As an alternative, you can also use the prefix increment operator ++X. Some iterators have other member functions for manipulating the mark, such as findNext() or removeNext().

Member function key() always returns either the current object or a pointer to the current object, again depending on whether the collection class is value-based or reference-based, respectively.

For most collection classes, using member function apply() to access every member is much faster than using an iterator. This is particularly true for the sorted collection classes—usually a tree has to be traversed here, requiring that the parent of a node be stored on a stack. Function apply() uses the program's stack, while the sorted collection class iterator must maintain its own. The former is much faster.

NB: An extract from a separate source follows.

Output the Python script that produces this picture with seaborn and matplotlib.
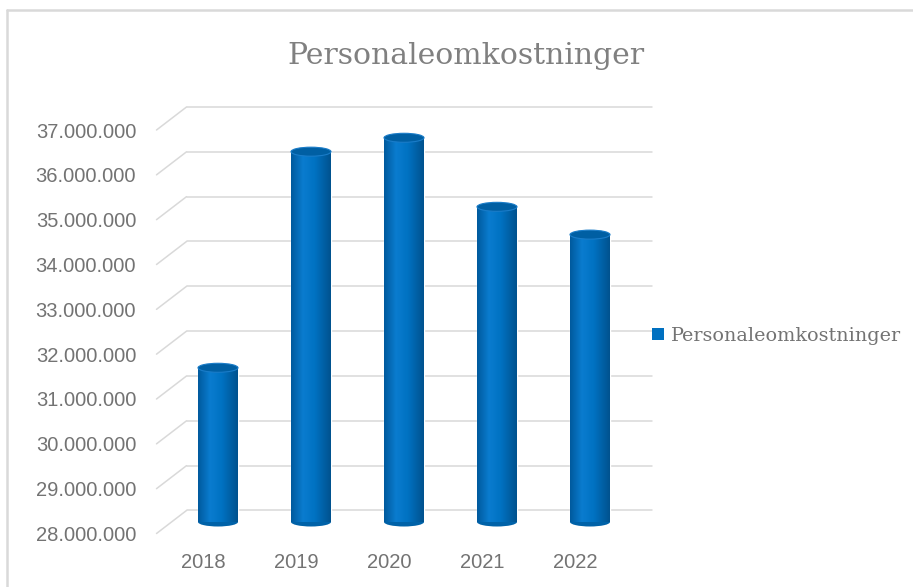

[8] Because of multiple inheritance, it may be necessary to know not only an object's type, but also its location within an inheritance tree in order to disambiguate which object you mean.

[9] The Rogue Wave collection classes allow a generalized test of equality; it is up to you to define what it means for two objects to "be equal". A bit-by-bit comparison of the two objects is not done. You could define "equality" to mean that a panda is the same as a deer because, in your context, they are both mammals.

[10] This is actually patterned after Stroustrup (1986, Section 7.3.2).

[11] The draft ANSI standard describes container iterators in great detail. Briefly, such iterators are valid in the range "first-element" to "one-past-last-element", which are returned respectively by the methods begin() and end(). The "end" iterator, however, does not reference an item in the container, but acts as a sentinel.

[12] It's OK to change a collection via the iterator itself.